Güney Afrika’da bir yargıç, savcılara, 1982 yılında üç genç özgürlük savaşçısının öldürülmesindeki rolleri nedeniyle eski bir polis memuru ve bir muhbire karşı işlem yapma yetkisi verdi.
Bu, yalnızca cinayet ve adam kaçırma suçlarından değil, aynı zamanda apartheid da dahil olmak üzere insanlığa karşı suçlardan da yargılanmalarına olanak sağlayacak benzeri görülmemiş bir karardır.
İsrail’in Uluslararası Ceza Mahkemesi’ne şikayet edilmesinin ardından bu bir dönüm noktasıdır. BM ve Roma Statüsü tarafından uluslararası alanda tanınan apartheid suçundan bugüne kadar kimse yargılanmamıştı.
Mağdur ailelerinin, ırkçılık karşıtı hareketlerin ve davayı yürüten savcının kararlılığının sonucu olarak ortaya çıkan bu dava, suçların üzerinden tam kırk yıl geçmesine rağmen önemli bir emsal teşkil ediyor.
Yargılamada yalnızca sanıkların özel eylemleri değil, aynı zamanda daha geniş bir ırksal ve sömürgeci baskı sistemine katılımları da incelenecek.
Dava, Güney Afrika’nın geçmişine ışık tutuyor ve apartheid dönemini sona erdirmek için devam eden çabaların bir parçası.

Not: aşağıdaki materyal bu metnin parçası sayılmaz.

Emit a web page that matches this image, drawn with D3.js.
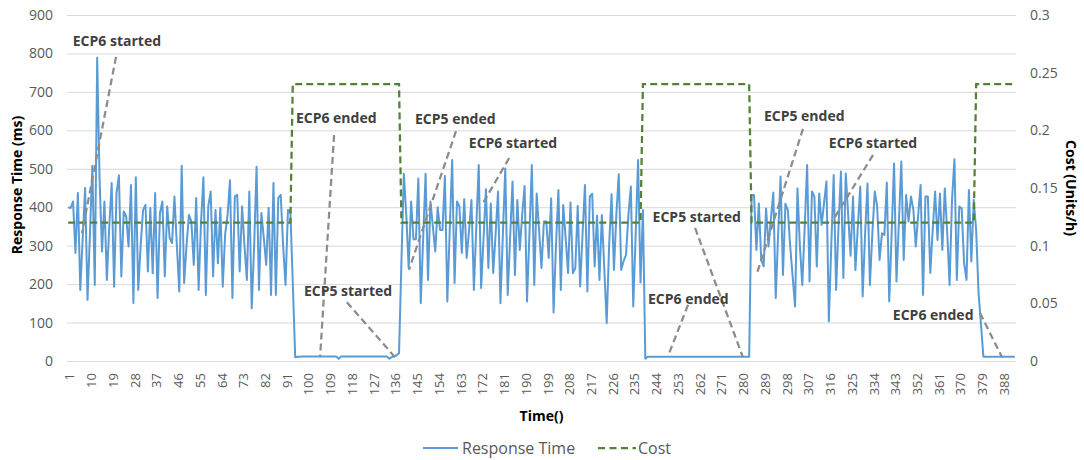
<!DOCTYPE html>
<html><head><meta charset="utf-8">
<script src="https://cdn.jsdelivr.net/npm/d3@7"></script>
<style>
body{margin:0;background:#fff;}
svg text{font-family:'Open Sans',sans-serif;}
</style></head><body>
<svg id="chart" width="1084" height="460"></svg>
<script>
// ---------- data ----------
const responseTime = [
400,398,415,281,437,185,320,450,159,330,
508,198,789,470,285,415,211,350,463,193,
437,483,220,389,376,298,458,151,478,185,
300,393,406,233,398,228,437,164,385,415,
220,402,320,307,428,300,181,508,203,300,
380,363,250,424,185,360,478,172,402,441,
220,393,254,398,193,330,380,470,164,428,
432,233,402,300,211,441,137,300,505,185,
385,320,250,398,172,463,172,424,432,300,
198,393,390,203,10,11,11,12,12,12,
12,12,12,12,12,12,12,12,12,12,
12,12,6,12,12,12,12,12,12,12,
12,12,12,12,12,12,12,12,12,12,
12,12,12,6,10,12,15,20,260,487,
380,242,415,317,317,475,150,320,487,211,
415,350,285,400,341,341,481,155,340,523,
203,415,402,281,421,268,340,419,185,350,
510,190,320,447,242,410,229,330,441,150,
330,501,172,320,467,224,419,289,380,455,
155,330,510,198,436,340,242,363,363,268,
423,126,300,445,185,406,320,229,412,229,
242,403,194,330,458,181,428,435,246,378,
211,380,240,99,300,434,237,380,486,237,
260,276,380,454,142,330,523,204,393,6,
11,11,11,11,11,11,11,11,11,11,
11,11,11,11,11,11,11,11,11,11,
11,11,11,11,11,11,11,11,11,11,
11,11,11,11,11,11,11,11,11,11,
11,11,11,432,432,289,410,263,246,397,
298,370,438,164,330,480,224,409,393,298,
220,142,449,300,198,350,510,207,441,428,
246,436,354,410,467,103,300,484,185,350,
493,216,488,380,274,428,237,350,454,168,
330,462,198,330,441,402,263,332,328,464,
155,330,514,207,360,519,263,432,363,428,
393,298,380,458,172,428,428,229,340,441,
315,436,289,449,337,198,419,525,211,402,
397,255,211,445,259,419,340,176,95,11,
11,11,11,11,11,11,11,11,11,11,
11,11,11
];
const cost = [
0.12,0.12,0.12,0.12,0.12,0.12,0.12,0.12,0.12,0.12,
0.12,0.12,0.12,0.12,0.12,0.12,0.12,0.12,0.12,0.12,
0.12,0.12,0.12,0.12,0.12,0.12,0.12,0.12,0.12,0.12,
0.12,0.12,0.12,0.12,0.12,0.12,0.12,0.12,0.12,0.12,
0.12,0.12,0.12,0.12,0.12,0.12,0.12,0.12,0.12,0.12,
0.12,0.12,0.12,0.12,0.12,0.12,0.12,0.12,0.12,0.12,
0.12,0.12,0.12,0.12,0.12,0.12,0.12,0.12,0.12,0.12,
0.12,0.12,0.12,0.12,0.12,0.12,0.12,0.12,0.12,0.12,
0.12,0.12,0.12,0.12,0.12,0.12,0.12,0.12,0.12,0.12,
0.12,0.12,0.12,0.24,0.24,0.24,0.24,0.24,0.24,0.24,
0.24,0.24,0.24,0.24,0.24,0.24,0.24,0.24,0.24,0.24,
0.24,0.24,0.24,0.24,0.24,0.24,0.24,0.24,0.24,0.24,
0.24,0.24,0.24,0.24,0.24,0.24,0.24,0.24,0.24,0.24,
0.24,0.24,0.24,0.24,0.24,0.24,0.24,0.24,0.12,0.12,
0.12,0.12,0.12,0.12,0.12,0.12,0.12,0.12,0.12,0.12,
0.12,0.12,0.12,0.12,0.12,0.12,0.12,0.12,0.12,0.12,
0.12,0.12,0.12,0.12,0.12,0.12,0.12,0.12,0.12,0.12,
0.12,0.12,0.12,0.12,0.12,0.12,0.12,0.12,0.12,0.12,
0.12,0.12,0.12,0.12,0.12,0.12,0.12,0.12,0.12,0.12,
0.12,0.12,0.12,0.12,0.12,0.12,0.12,0.12,0.12,0.12,
0.12,0.12,0.12,0.12,0.12,0.12,0.12,0.12,0.12,0.12,
0.12,0.12,0.12,0.12,0.12,0.12,0.12,0.12,0.12,0.12,
0.12,0.12,0.12,0.12,0.12,0.12,0.12,0.12,0.12,0.12,
0.12,0.12,0.12,0.12,0.12,0.12,0.12,0.12,0.24,0.24,
0.24,0.24,0.24,0.24,0.24,0.24,0.24,0.24,0.24,0.24,
0.24,0.24,0.24,0.24,0.24,0.24,0.24,0.24,0.24,0.24,
0.24,0.24,0.24,0.24,0.24,0.24,0.24,0.24,0.24,0.24,
0.24,0.24,0.24,0.24,0.24,0.24,0.24,0.24,0.24,0.24,
0.24,0.24,0.24,0.12,0.12,0.12,0.12,0.12,0.12,0.12,
0.12,0.12,0.12,0.12,0.12,0.12,0.12,0.12,0.12,0.12,
0.12,0.12,0.12,0.12,0.12,0.12,0.12,0.12,0.12,0.12,
0.12,0.12,0.12,0.12,0.12,0.12,0.12,0.12,0.12,0.12,
0.12,0.12,0.12,0.12,0.12,0.12,0.12,0.12,0.12,0.12,
0.12,0.12,0.12,0.12,0.12,0.12,0.12,0.12,0.12,0.12,
0.12,0.12,0.12,0.12,0.12,0.12,0.12,0.12,0.12,0.12,
0.12,0.12,0.12,0.12,0.12,0.12,0.12,0.12,0.12,0.12,
0.12,0.12,0.12,0.12,0.12,0.12,0.12,0.12,0.12,0.12,
0.12,0.12,0.12,0.12,0.12,0.12,0.24,0.24,0.24,0.24,
0.24,0.24,0.24,0.24,0.24,0.24,0.24,0.24,0.24,0.24,
0.24,0.24,0.24
];
const categories = d3.range(1, responseTime.length + 1);
const xTickLabels = [1,10,19,28,37,46,55,64,73,82,91,100,109,118,127,136,145,154,163,172,181,190,199,208,217,226,235,244,253,262,271,280,289,298,307,316,325,334,343,352,361,370,379,388];
const leftTicks = [0,100,200,300,400,500,600,700,800,900];
const rightTicks = [0,0.05,0.1,0.15,0.2,0.25,0.3];
const annotationTexts = ["ECP6 started","ECP6 ended","ECP5 started","ECP5 ended","ECP6 started","ECP5 started","ECP6 ended","ECP5 ended","ECP6 started","ECP6 ended"];
// label anchor (category, ms) and leader line from/to (category, ms)
const annotationLabelAt = [[2.9,819],[95.3,619],[98.6,169],[144.6,617],[166.9,554],[243.0,362],[241.1,148],[289.1,625],[316.0,554],[342.5,107]];
const leaderFrom = [[20.8,791],[111.1,588],[116.4,153],[161.6,598],[183.6,528],[260.6,346],[257.7,146],[305.3,604],[334.3,536],[378.6,125]];
const leaderTo = [[6.7,333],[105.3,10],[136.3,10],[142.1,237],[172.8,411],[280.4,10],[249.4,13],[286.3,229],[317.3,362],[387.7,10]];

// ---------- layout ----------
const svg = d3.select("#chart");
const L = 67, R = 1016, T = 15, B = 361;
const x = d3.scaleLinear().domain([0.5, categories.length + 0.5]).range([L, R]);
const yL = d3.scaleLinear().domain([0, 900]).range([B, T]);
const yR = d3.scaleLinear().domain([0, 0.3]).range([B, T]);
const tickColor = "#595959";

// gridlines
const grid = svg.append("g").attr("transform", `translate(${L},0)`)
  .call(d3.axisLeft(yL).tickValues(leftTicks).tickSize(-(R - L)).tickFormat(""));
grid.select(".domain").remove();
grid.selectAll("line").attr("stroke", "#d9d9d9").attr("stroke-width", 1);

// left axis labels
const ax = svg.append("g").attr("transform", `translate(${L},0)`)
  .call(d3.axisLeft(yL).tickValues(leftTicks).tickSize(0).tickPadding(14));
ax.select(".domain").remove();
ax.selectAll("text").attr("fill", tickColor).style("font-size", "14px").style("font-family", "'Open Sans',sans-serif");

// right axis labels
const ar = svg.append("g").attr("transform", `translate(${R},0)`)
  .call(d3.axisRight(yR).tickValues(rightTicks).tickSize(0).tickPadding(14).tickFormat(d3.format("~g")));
ar.select(".domain").remove();
ar.selectAll("text").attr("fill", tickColor).style("font-size", "14px").style("font-family", "'Open Sans',sans-serif");

// bottom axis labels
const ab = svg.append("g").attr("transform", `translate(0,${B})`)
  .call(d3.axisBottom(x).tickValues(xTickLabels).tickSize(0).tickFormat(d3.format("d")));
ab.select(".domain").remove();
ab.selectAll("text")
  .attr("transform", "rotate(-90)")
  .attr("x", -12).attr("y", 1).attr("dy", "0.36em")
  .style("text-anchor", "end")
  .attr("fill", tickColor).style("font-size", "13px").style("font-family", "'Open Sans',sans-serif");

// series
const lineRT = d3.line().x((d, i) => x(categories[i])).y(d => yL(d));
svg.append("path").datum(responseTime)
  .attr("d", lineRT).attr("fill", "none")
  .attr("stroke", "#5B9BD5").attr("stroke-width", 2).attr("stroke-linejoin", "round");

const lineCost = d3.line().x((d, i) => x(categories[i])).y(d => yR(d));
svg.append("path").datum(cost)
  .attr("d", lineCost).attr("fill", "none")
  .attr("stroke", "#548235").attr("stroke-width", 2.25).attr("stroke-dasharray", "7,4");

// annotations
annotationTexts.forEach((t, k) => {
  svg.append("line")
    .attr("x1", x(leaderFrom[k][0])).attr("y1", yL(leaderFrom[k][1]))
    .attr("x2", x(leaderTo[k][0])).attr("y2", yL(leaderTo[k][1]))
    .attr("stroke", "#8c8c8c").attr("stroke-width", 2.25).attr("stroke-dasharray", "7,4");
});
annotationTexts.forEach((t, k) => {
  svg.append("text")
    .attr("x", x(annotationLabelAt[k][0])).attr("y", yL(annotationLabelAt[k][1]))
    .attr("fill", "#404040").style("font-size", "14px").style("font-weight", "bold")
    .text(t);
});

// axis titles
svg.append("text").attr("transform", "translate(22,185) rotate(-90)")
  .attr("text-anchor", "middle").style("font-size", "14px").style("font-weight", "bold")
  .attr("fill", "#000").text("Response Time (ms)");
svg.append("text").attr("transform", "translate(1066,188) rotate(90)")
  .attr("text-anchor", "middle").style("font-size", "14px").style("font-weight", "bold")
  .attr("fill", "#000").text("Cost (Units/h)");
svg.append("text").attr("x", (L + R) / 2).attr("y", 421)
  .attr("text-anchor", "middle").style("font-size", "14px").style("font-weight", "bold")
  .attr("fill", "#000").text("Time()");

// legend
const lg = svg.append("g");
lg.append("line").attr("x1", 423).attr("x2", 458).attr("y1", 448).attr("y2", 448)
  .attr("stroke", "#5B9BD5").attr("stroke-width", 2);
lg.append("text").attr("x", 462).attr("y", 448).attr("dy", "0.35em")
  .style("font-size", "16px").attr("fill", tickColor).text("Response Time");
lg.append("line").attr("x1", 598).attr("x2", 636).attr("y1", 448).attr("y2", 448)
  .attr("stroke", "#548235").attr("stroke-width", 2.25).attr("stroke-dasharray", "7,4.5");
lg.append("text").attr("x", 638).attr("y", 448).attr("dy", "0.35em")
  .style("font-size", "16px").attr("fill", tickColor).text("Cost");
</script>
</body></html>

Hakikat ve Uzlaşma Komisyonu’nun kurulmasından yaklaşık otuz yıl sonra, Albert Luthuli davasının yeniden açılması da dahil olmak üzere apartheid dönemi suçlarını daha fazla araştırmak için başka soruşturmalar ve davalar da devam ediyor.
Eski Afrika Ulusal Kongresi başkanı ve Nobel Barış Ödülü sahibi Luthuli, 1967 yılında bir trenin çarpması sonucu şüpheli bir şekilde hayatını kaybetti.